- TASK OBJECTIVE
Below, find the line containing "Write the Apache ECharts code for this chart." and the line containing "return [x, ys[i]];"; reproduce exactly those two and every line between them, omitting pictures.

- MATERIAL PROVIDED
<<<<

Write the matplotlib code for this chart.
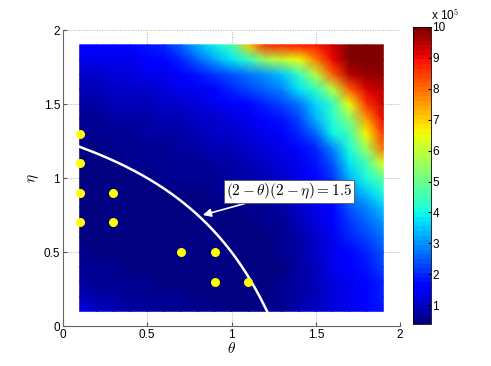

>>>>
<<<<

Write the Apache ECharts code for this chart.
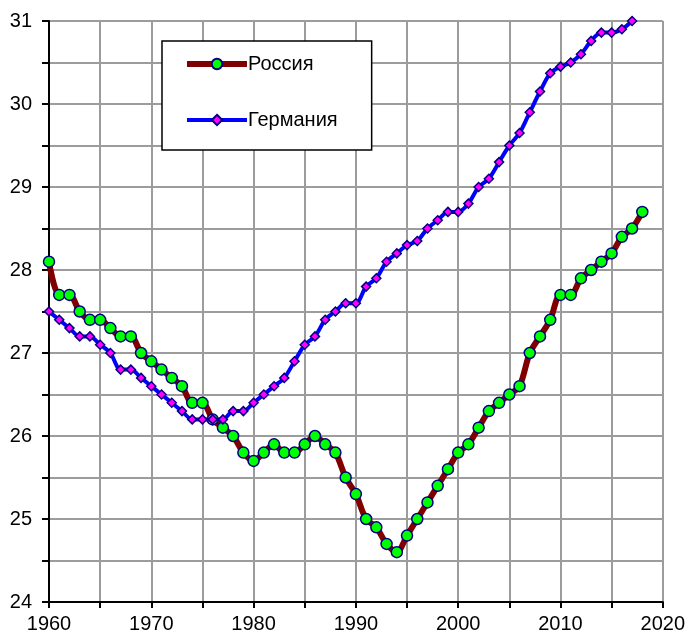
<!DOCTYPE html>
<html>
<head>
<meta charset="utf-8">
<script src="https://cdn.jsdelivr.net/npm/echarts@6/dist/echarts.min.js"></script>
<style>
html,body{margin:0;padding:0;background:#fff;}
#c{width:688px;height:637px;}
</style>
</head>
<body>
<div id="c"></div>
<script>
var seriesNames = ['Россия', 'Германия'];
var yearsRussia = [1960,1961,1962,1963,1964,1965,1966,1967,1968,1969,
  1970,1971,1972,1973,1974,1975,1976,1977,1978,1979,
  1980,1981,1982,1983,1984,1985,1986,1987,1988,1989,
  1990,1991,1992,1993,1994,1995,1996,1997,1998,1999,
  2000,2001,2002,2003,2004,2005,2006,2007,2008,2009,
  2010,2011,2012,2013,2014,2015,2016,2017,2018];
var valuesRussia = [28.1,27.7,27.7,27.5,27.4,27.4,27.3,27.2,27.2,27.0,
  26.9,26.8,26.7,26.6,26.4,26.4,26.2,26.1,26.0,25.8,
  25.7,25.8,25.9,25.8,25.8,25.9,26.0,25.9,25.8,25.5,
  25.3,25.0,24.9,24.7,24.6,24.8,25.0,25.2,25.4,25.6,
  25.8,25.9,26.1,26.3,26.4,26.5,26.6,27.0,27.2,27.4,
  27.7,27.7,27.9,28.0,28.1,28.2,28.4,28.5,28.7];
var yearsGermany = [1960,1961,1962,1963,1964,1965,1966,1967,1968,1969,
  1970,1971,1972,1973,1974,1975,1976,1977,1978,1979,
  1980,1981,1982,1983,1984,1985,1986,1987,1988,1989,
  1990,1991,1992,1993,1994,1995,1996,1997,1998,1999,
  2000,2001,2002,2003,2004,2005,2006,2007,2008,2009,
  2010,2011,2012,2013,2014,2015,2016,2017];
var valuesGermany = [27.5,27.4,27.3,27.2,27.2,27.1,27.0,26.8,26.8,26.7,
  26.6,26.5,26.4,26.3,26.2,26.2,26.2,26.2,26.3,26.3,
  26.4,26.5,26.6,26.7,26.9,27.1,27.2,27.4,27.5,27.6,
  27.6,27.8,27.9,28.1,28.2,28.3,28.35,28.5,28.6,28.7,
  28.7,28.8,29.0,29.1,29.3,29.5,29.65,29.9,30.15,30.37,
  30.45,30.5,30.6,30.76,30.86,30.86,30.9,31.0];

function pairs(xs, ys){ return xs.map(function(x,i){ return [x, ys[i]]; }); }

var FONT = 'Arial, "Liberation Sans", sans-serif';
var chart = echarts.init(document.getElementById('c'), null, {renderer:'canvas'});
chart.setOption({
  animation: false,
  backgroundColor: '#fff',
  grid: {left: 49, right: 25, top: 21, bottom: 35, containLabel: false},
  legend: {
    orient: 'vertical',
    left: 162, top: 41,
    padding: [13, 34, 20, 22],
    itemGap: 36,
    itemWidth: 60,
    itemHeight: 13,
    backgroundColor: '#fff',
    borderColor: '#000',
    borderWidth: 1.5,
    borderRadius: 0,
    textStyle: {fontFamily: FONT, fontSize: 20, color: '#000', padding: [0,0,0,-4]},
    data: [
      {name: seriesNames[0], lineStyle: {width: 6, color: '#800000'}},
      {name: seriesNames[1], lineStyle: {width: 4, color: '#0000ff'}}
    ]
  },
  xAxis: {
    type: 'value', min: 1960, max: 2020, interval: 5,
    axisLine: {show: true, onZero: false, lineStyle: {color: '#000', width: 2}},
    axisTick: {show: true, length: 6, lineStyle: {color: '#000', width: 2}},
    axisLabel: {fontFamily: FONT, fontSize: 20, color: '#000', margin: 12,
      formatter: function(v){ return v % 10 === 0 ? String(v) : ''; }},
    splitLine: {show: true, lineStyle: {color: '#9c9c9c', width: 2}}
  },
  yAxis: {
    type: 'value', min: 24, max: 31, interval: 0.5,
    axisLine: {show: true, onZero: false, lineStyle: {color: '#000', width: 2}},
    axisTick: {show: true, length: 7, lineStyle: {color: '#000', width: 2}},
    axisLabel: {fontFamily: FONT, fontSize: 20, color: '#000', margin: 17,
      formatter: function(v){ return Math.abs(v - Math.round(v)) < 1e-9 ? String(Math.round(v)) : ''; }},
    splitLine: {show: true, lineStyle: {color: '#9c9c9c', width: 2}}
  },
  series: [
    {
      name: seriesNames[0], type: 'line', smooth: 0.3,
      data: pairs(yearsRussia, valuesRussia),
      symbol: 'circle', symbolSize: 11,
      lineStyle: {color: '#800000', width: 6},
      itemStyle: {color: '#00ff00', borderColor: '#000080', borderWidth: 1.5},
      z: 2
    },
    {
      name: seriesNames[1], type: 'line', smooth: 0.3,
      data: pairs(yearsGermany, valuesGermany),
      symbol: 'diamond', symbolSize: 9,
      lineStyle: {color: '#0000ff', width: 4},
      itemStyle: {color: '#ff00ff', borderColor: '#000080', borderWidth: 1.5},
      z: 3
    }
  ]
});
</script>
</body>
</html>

>>>>
<<<<

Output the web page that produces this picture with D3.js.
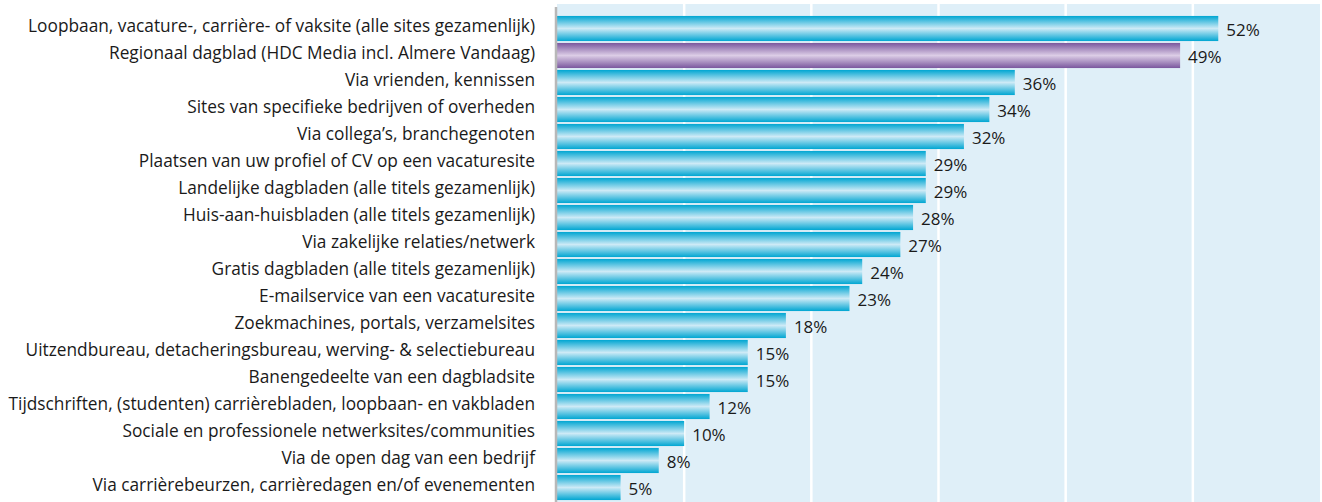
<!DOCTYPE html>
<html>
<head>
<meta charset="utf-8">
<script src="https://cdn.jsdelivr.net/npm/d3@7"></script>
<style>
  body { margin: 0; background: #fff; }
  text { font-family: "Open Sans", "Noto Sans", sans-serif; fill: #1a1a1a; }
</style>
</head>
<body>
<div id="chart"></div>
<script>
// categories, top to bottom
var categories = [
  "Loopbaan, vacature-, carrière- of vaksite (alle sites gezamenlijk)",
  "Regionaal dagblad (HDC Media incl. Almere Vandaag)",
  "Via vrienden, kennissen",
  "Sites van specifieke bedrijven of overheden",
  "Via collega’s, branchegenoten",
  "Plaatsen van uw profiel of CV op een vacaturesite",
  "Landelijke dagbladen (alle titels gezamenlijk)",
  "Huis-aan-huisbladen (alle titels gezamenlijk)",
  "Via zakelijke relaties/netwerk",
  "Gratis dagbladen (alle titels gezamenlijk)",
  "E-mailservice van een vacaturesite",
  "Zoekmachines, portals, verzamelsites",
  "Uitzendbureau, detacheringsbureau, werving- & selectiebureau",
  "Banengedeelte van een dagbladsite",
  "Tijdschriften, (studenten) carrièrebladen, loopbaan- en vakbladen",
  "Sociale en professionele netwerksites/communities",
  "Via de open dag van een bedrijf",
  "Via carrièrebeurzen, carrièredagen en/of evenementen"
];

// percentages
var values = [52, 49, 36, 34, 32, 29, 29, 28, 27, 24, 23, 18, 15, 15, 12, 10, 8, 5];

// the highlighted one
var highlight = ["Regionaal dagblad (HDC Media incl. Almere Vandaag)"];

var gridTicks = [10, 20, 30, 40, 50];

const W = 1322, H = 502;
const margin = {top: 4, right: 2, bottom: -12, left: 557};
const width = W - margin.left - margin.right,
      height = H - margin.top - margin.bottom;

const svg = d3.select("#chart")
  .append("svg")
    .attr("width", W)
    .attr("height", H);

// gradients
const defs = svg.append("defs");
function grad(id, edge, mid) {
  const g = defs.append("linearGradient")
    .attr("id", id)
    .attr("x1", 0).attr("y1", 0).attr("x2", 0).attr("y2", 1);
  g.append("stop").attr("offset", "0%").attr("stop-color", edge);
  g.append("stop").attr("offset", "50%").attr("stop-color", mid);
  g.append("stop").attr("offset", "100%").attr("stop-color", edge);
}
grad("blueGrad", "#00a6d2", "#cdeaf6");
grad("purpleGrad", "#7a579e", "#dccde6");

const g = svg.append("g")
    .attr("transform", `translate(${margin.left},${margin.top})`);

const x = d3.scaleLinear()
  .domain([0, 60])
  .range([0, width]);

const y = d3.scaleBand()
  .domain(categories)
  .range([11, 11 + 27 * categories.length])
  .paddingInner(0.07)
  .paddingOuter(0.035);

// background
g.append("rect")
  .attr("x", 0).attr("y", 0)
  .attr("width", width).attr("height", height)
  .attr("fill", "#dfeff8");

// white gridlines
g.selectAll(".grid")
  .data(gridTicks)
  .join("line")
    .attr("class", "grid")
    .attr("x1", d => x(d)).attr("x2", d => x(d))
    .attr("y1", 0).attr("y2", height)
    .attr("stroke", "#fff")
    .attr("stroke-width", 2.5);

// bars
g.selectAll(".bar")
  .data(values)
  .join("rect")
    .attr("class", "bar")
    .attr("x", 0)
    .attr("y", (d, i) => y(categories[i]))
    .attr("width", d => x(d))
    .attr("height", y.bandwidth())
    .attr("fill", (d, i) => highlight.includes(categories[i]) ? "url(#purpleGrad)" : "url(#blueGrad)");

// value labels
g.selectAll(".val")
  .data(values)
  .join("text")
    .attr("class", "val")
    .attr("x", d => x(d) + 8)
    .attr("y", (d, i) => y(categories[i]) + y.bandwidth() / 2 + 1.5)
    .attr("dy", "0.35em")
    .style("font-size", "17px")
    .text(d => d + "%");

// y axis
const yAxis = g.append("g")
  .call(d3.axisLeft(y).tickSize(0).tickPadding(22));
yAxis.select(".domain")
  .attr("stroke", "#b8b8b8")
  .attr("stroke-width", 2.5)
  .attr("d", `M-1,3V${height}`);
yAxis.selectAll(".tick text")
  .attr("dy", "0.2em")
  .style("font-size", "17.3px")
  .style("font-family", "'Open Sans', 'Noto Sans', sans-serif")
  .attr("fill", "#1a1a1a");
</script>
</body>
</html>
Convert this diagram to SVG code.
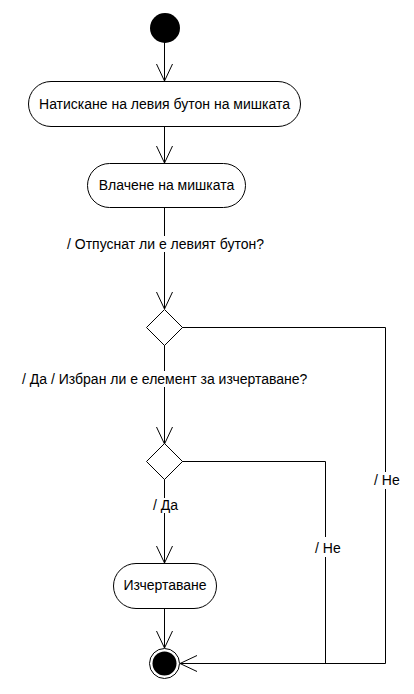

>>>>

- RESULT
Write the Apache ECharts code for this chart.
<!DOCTYPE html>
<html>
<head>
<meta charset="utf-8">
<script src="https://cdn.jsdelivr.net/npm/echarts@6/dist/echarts.min.js"></script>
<style>
html,body{margin:0;padding:0;background:#fff;}
#c{width:688px;height:637px;}
</style>
</head>
<body>
<div id="c"></div>
<script>
var seriesNames = ['Россия', 'Германия'];
var yearsRussia = [1960,1961,1962,1963,1964,1965,1966,1967,1968,1969,
  1970,1971,1972,1973,1974,1975,1976,1977,1978,1979,
  1980,1981,1982,1983,1984,1985,1986,1987,1988,1989,
  1990,1991,1992,1993,1994,1995,1996,1997,1998,1999,
  2000,2001,2002,2003,2004,2005,2006,2007,2008,2009,
  2010,2011,2012,2013,2014,2015,2016,2017,2018];
var valuesRussia = [28.1,27.7,27.7,27.5,27.4,27.4,27.3,27.2,27.2,27.0,
  26.9,26.8,26.7,26.6,26.4,26.4,26.2,26.1,26.0,25.8,
  25.7,25.8,25.9,25.8,25.8,25.9,26.0,25.9,25.8,25.5,
  25.3,25.0,24.9,24.7,24.6,24.8,25.0,25.2,25.4,25.6,
  25.8,25.9,26.1,26.3,26.4,26.5,26.6,27.0,27.2,27.4,
  27.7,27.7,27.9,28.0,28.1,28.2,28.4,28.5,28.7];
var yearsGermany = [1960,1961,1962,1963,1964,1965,1966,1967,1968,1969,
  1970,1971,1972,1973,1974,1975,1976,1977,1978,1979,
  1980,1981,1982,1983,1984,1985,1986,1987,1988,1989,
  1990,1991,1992,1993,1994,1995,1996,1997,1998,1999,
  2000,2001,2002,2003,2004,2005,2006,2007,2008,2009,
  2010,2011,2012,2013,2014,2015,2016,2017];
var valuesGermany = [27.5,27.4,27.3,27.2,27.2,27.1,27.0,26.8,26.8,26.7,
  26.6,26.5,26.4,26.3,26.2,26.2,26.2,26.2,26.3,26.3,
  26.4,26.5,26.6,26.7,26.9,27.1,27.2,27.4,27.5,27.6,
  27.6,27.8,27.9,28.1,28.2,28.3,28.35,28.5,28.6,28.7,
  28.7,28.8,29.0,29.1,29.3,29.5,29.65,29.9,30.15,30.37,
  30.45,30.5,30.6,30.76,30.86,30.86,30.9,31.0];

function pairs(xs, ys){ return xs.map(function(x,i){ return [x, ys[i]]; }); }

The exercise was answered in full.